In Indiens Hauptstadt steigt die Feinstaubbelastung zum Jahresende stets auf gefährlich hohe Werte. Dagegen haben am Sonntag Hunderte protestiert.

Protest in der indischen Hauptstadt gegen die hohe Luftverschmutzung im November 2025 Foto: Adnan Abidi/reuters
Natalie Mayroth

Aus Mumbai

Natalie Mayroth

„Der Staat vergiftet uns“ oder „Smog ist keine Jahreszeit“ sind einige der Parolen auf Plakaten, die am Sonntag in der Nähe des Wahrzeichens India Gate von jungen Menschen, Eltern und Ak­ti­vis­t:in­nen hochgehalten werden. Sie alle fordern endlich wirksame Maßnahmen gegen die Luftverschmutzung.

„Viele Eltern sind hier, weil ihre Kinder leiden“, beklagte die Umweltschützerin Bhavreen Khandari von den „Warrior Moms“, die sich für saubere Luft und Klimaschutz einsetzen. Manche Eltern brachten sogar ärztliche Atteste mit, um auf den „Gesundheitsnotstand“ aufmerksam zu machen.

Von dem 40 Meter hohen Triumphbogen war wenig zu erkennen – so dicht lag der Smog. Nach dem Lichterfest Diwali steigt im Norden des Landes jedes Jahr die Luftverschmutzung auf toxische Werte – und mit ihr der Ärger über die Politik.

Neben den Feuerwerkskörpern verschmutzen vor allem Abgase von Fahrzeugen und Fabriken, Baustellenstaub, das Verbrennen von Ernteresten sowie das Heizen massiv die Luft. Fehlender Wind und niedrige Temperaturen verschärfen das Problem in den Wintermonaten.

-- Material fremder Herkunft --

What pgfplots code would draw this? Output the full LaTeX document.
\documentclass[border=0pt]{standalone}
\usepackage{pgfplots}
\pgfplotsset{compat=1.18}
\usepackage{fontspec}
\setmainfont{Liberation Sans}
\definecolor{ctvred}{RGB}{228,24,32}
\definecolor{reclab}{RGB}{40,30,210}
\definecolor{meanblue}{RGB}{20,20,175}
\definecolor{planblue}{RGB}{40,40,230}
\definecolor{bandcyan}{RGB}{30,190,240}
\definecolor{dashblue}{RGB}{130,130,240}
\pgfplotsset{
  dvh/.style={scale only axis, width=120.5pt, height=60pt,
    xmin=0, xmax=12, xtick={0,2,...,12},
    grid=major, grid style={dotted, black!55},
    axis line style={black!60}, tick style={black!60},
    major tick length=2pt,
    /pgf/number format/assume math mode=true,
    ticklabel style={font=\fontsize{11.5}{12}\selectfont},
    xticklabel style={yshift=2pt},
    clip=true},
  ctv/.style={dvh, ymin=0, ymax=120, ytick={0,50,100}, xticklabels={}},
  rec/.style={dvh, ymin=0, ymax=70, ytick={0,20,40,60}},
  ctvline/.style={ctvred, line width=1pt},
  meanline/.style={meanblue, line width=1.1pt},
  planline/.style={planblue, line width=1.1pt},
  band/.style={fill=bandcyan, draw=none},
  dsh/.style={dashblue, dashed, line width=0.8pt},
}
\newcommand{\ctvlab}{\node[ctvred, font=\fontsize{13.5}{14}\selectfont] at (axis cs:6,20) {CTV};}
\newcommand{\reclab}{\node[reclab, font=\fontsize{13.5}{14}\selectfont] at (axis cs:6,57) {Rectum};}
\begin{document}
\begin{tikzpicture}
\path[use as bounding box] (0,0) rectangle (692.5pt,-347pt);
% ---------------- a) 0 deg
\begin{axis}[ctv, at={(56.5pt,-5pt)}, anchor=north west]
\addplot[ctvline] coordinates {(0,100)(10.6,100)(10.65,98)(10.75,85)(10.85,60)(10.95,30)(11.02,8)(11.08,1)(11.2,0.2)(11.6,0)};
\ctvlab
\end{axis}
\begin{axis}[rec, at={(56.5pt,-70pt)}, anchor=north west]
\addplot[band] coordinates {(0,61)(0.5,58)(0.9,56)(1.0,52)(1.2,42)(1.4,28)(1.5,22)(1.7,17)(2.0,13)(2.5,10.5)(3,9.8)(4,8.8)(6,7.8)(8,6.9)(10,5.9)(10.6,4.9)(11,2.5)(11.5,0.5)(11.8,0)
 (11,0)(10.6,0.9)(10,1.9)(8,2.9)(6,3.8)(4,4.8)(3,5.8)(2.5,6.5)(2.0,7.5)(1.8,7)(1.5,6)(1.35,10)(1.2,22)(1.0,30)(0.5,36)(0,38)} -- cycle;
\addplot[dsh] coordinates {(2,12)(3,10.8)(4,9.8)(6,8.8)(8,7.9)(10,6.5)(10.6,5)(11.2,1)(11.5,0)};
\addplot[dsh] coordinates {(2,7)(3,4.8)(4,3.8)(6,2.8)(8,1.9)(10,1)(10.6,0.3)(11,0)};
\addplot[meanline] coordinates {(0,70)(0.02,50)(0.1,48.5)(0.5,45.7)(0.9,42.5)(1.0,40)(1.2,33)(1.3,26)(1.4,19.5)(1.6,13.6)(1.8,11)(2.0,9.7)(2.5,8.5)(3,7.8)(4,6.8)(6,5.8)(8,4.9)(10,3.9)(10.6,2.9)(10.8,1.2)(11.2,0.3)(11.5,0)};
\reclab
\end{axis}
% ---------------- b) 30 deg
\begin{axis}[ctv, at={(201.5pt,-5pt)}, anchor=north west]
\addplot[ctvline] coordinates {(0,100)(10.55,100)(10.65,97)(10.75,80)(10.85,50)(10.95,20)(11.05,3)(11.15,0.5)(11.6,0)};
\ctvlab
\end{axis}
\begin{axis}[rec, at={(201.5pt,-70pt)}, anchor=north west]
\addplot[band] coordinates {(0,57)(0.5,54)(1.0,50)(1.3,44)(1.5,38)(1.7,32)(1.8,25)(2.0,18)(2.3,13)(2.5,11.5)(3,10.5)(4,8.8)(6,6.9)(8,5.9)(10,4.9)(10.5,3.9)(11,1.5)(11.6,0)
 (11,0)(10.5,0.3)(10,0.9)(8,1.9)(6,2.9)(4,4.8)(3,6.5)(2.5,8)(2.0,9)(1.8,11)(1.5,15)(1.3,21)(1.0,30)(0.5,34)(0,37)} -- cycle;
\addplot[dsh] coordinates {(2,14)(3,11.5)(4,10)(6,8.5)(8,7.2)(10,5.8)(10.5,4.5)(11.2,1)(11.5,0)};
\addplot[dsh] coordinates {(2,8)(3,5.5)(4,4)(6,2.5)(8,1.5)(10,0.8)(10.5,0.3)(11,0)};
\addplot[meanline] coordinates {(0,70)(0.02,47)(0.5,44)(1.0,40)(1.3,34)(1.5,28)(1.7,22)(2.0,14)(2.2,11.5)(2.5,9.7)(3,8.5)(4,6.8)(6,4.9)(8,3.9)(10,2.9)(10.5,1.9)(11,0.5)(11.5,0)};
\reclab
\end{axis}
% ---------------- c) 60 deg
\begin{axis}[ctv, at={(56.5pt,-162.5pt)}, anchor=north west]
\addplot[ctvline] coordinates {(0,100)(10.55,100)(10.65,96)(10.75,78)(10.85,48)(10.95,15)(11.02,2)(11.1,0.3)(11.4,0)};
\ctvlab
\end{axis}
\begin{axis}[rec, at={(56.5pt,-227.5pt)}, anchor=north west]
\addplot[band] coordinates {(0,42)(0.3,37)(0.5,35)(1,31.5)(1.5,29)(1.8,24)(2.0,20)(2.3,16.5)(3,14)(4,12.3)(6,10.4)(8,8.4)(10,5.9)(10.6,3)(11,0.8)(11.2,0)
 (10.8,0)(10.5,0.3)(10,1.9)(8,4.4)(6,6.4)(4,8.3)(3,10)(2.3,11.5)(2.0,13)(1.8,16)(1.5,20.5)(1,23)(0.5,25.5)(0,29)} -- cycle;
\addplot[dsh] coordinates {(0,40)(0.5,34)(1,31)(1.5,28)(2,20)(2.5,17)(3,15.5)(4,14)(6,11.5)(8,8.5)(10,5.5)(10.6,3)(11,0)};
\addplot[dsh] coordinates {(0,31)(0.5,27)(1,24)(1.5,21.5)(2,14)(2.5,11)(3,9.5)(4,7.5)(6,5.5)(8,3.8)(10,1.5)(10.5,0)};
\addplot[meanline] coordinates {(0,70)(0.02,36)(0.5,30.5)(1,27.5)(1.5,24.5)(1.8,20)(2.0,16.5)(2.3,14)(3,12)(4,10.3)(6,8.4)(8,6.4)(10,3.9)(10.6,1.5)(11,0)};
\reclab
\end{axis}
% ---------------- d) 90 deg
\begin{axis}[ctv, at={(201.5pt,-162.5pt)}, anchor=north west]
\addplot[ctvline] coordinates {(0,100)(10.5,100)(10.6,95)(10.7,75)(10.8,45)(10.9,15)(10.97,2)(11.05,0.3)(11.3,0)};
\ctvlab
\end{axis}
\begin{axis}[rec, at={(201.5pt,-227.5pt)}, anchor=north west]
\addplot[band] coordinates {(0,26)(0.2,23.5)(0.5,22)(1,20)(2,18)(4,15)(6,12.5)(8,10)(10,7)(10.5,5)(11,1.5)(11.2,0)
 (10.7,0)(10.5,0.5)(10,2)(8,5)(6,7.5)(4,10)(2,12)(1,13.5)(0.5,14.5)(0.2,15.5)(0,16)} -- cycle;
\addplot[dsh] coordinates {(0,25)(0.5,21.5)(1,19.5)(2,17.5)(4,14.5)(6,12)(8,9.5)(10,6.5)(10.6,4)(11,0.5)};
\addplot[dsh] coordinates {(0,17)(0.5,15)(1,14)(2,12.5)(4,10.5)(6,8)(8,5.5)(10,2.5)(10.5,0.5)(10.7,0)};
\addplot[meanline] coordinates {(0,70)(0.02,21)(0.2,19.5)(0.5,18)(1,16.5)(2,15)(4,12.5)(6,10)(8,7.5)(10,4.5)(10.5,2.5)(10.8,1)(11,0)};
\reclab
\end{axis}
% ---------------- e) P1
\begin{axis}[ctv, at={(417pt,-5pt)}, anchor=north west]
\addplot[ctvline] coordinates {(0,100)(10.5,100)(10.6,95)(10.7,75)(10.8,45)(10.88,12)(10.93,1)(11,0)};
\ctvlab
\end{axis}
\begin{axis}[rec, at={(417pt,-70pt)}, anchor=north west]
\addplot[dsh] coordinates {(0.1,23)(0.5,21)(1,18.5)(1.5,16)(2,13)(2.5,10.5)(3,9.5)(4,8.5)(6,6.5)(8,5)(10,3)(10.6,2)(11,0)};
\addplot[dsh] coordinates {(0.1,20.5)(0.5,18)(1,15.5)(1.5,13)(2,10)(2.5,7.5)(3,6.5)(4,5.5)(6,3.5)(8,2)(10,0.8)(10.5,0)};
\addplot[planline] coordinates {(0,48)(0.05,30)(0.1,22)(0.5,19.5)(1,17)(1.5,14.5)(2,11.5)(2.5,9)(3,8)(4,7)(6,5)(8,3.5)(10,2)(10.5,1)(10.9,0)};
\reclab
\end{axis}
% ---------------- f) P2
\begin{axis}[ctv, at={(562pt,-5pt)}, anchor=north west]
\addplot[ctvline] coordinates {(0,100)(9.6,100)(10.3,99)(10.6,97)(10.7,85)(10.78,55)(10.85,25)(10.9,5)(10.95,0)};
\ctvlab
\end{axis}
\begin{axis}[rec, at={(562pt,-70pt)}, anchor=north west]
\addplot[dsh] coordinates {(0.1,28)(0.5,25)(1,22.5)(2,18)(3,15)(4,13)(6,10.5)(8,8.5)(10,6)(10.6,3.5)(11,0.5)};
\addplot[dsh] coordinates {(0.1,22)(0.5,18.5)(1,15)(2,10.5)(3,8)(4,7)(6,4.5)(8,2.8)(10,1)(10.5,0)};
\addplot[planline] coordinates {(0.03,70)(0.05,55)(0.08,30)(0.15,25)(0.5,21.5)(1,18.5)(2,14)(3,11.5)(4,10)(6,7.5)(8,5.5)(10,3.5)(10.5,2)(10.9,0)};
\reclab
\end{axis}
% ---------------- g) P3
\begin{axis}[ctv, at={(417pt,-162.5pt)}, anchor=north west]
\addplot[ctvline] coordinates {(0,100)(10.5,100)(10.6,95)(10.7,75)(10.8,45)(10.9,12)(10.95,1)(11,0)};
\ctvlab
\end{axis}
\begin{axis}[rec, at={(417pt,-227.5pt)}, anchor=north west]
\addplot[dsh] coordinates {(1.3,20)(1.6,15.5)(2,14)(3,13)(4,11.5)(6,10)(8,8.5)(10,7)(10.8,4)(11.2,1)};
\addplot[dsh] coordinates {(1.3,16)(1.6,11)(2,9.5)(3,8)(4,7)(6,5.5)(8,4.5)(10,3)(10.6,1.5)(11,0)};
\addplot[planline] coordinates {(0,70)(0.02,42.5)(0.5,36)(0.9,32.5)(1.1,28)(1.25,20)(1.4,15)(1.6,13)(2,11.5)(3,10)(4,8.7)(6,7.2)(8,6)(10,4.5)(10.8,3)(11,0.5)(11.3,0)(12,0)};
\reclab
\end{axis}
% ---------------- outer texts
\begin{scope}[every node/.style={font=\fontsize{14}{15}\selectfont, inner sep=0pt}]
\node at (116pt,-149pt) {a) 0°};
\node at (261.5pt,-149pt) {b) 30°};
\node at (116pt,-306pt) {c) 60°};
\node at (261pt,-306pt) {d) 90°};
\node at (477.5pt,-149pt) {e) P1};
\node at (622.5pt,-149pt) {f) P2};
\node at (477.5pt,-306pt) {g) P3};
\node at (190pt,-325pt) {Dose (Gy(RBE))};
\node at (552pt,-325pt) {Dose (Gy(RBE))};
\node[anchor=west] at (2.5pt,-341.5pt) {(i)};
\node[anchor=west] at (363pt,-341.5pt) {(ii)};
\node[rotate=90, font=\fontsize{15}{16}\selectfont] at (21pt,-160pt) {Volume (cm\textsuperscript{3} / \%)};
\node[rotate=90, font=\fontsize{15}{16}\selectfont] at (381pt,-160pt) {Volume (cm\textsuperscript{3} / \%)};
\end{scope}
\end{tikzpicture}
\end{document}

Wassersprühen soll Messwerte senken

„Das India Gate ist kein ausgewiesener Ort für Proteste“, erklärte die Polizei am Sonntagabend per Lautsprecher. Laut Medienberichten verhaftete sie mindestens 80 Personen. In der Hauptstadt gibt es zwar einen offiziellen Protestplatz, doch die Ak­ti­vis­t:in­nen wählten bewusst den symbolträchtigen Ort. „Friedlicher Protest ist ein Grundrecht der Bürger“, sagte der Anwalt Prashant Bhushan.

Der Luftqualitätsindex (AQI) lag am Sonntag laut zentraler Umweltschutzbehörde bei durchschnittlich 370 – ein Wert, der als „sehr ungesund“ gilt. Allerdings gibt es erhebliche Abweichungen zwischen den Angaben staatlicher Messstellen und jenen unabhängiger Apps.

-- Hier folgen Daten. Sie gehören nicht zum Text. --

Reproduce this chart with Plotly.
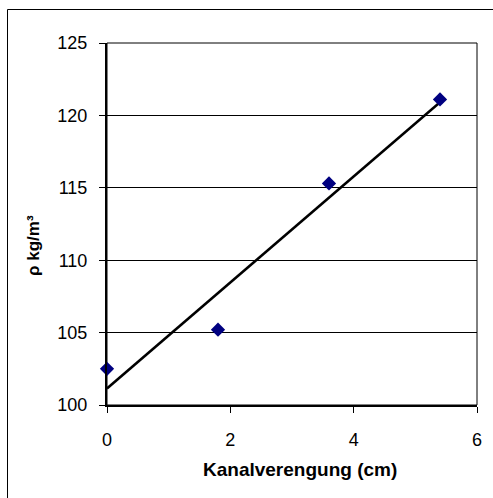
import numpy as np
import plotly.graph_objects as go

x_vals = [0.0, 1.8, 3.6, 5.4]
rho_vals = [102.5, 105.2, 115.3, 121.1]
x_ticks = [0, 2, 4, 6]
y_ticks = [100, 105, 110, 115, 120, 125]

slope, intercept = np.polyfit(x_vals, rho_vals, 1)
trend_x = [min(x_vals), max(x_vals)]
trend_y = [intercept + slope * v for v in trend_x]

W, H = 493, 498
L, R, T, B = 107, 16, 43, 93
pw, ph = W - L - R, H - T - B


def px(xp):
    return (xp - L) / pw


def py(yp):
    return (T + ph - yp) / ph


fig = go.Figure()
fig.add_trace(go.Scatter(x=trend_x, y=trend_y, mode="lines",
                         line=dict(color="black", width=2.5), showlegend=False, hoverinfo="skip"))
fig.add_trace(go.Scatter(x=x_vals, y=rho_vals, mode="markers", cliponaxis=False,
                         marker=dict(symbol="diamond", size=11, color="#000080"),
                         showlegend=False))

fam = "Liberation Sans, Arial, sans-serif"
tick_font = dict(family=fam, size=18, color="black")

fig.update_layout(
    width=W, height=H,
    margin=dict(l=L, r=R, t=T, b=B),
    paper_bgcolor="white", plot_bgcolor="white",
    font=tick_font,
    xaxis=dict(range=[0, 6], tickvals=x_ticks, showgrid=False, zeroline=False,
               showline=True, linecolor="black", linewidth=2,
               ticks="outside", ticklen=6, tickwidth=1, tickcolor="black",
               ticklabelstandoff=11, tickfont=tick_font),
    yaxis=dict(range=[100, 125], tickvals=y_ticks, showgrid=True, gridcolor="black", gridwidth=1,
               zeroline=False, showline=True, linecolor="black", linewidth=2,
               ticks="outside", ticklen=6, tickwidth=1, tickcolor="black",
               ticklabelstandoff=8, tickfont=tick_font),
    annotations=[
        dict(text="<b>Kanalverengung (cm)</b>", xref="paper", yref="paper",
             x=px(300), y=py(469), xanchor="center", yanchor="middle", showarrow=False,
             font=dict(family=fam, size=19, color="black")),
        dict(text="<b>ρ kg/m³</b>", xref="paper", yref="paper", textangle=-90,
             x=px(34), y=py(246), xanchor="center", yanchor="middle", showarrow=False,
             font=dict(family=fam, size=17, color="black")),
    ],
    shapes=[
        dict(type="rect", xref="paper", yref="paper", x0=0, x1=1, y0=0, y1=1,
             line=dict(color="black", width=1), layer="below"),
        dict(type="rect", xref="paper", yref="paper",
             x0=px(7.5), x1=px(W + 10), y0=py(H + 10), y1=py(9.5),
             line=dict(color="black", width=1), layer="below"),
    ],
)

fig.write_html("out.html", config={"displayModeBar": False},
               post_script="document.body.style.margin='0';document.body.style.overflow='hidden';")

Kritik erntet die Stadtregierung auch, weil Videos zeigen, wie Wasser in der Nähe der Messstationen versprüht wird, um die Werte künstlich zu senken. Zuvor hatte man erfolglos versucht, mit künstlichem Regen die Luft zu verbessern.

Am Montagmorgen meldete die Schweizer Plattform „IQAir” gar Werte von über 500. Das entspricht dem Einatmen von über einem Dutzend Zigaretten am Tag. Bei solchen Belastungen wird empfohlen, die Fenster geschlossen zu halten und Aktivitäten im Freien zu vermeiden.

Im Freien arbeiten gefährdet die Gesundheit

Schon seit Tagen sind die Menschen in der Hauptstadtregion der Smogwolke ausgesetzt. Besonders betroffen sind jene, die im Freien arbeiten wie Stra­ßen­ver­käu­fe­r:in­nen sowie Rikscha- und Taxifahrer:innen. Sie klagen über Atemnot, brennende Augen, Brustschmerzen und sogar blutigen Husten.

In den vergangenen Jahren hat die Zentralregierung unter Narendra Modi (BJP) die von der AAP geführte Regionalregierung für die Misere verantwortlich gemacht. Seit Februar regiert jedoch auch in Delhi die hindunationalistische BJP.

Ministerpräsidentin Rekha Gupta erklärte nun, die Arbeitszeiten der Staatsbediensten würden wegen der Luftbelastung angepasst. Trotz des allgegenwärtigen Smogs haben die Behörden bislang gezögert, die nächste Stufe des Notfallplans GRAP – mit Fahrverboten und Baustopps – auszurufen.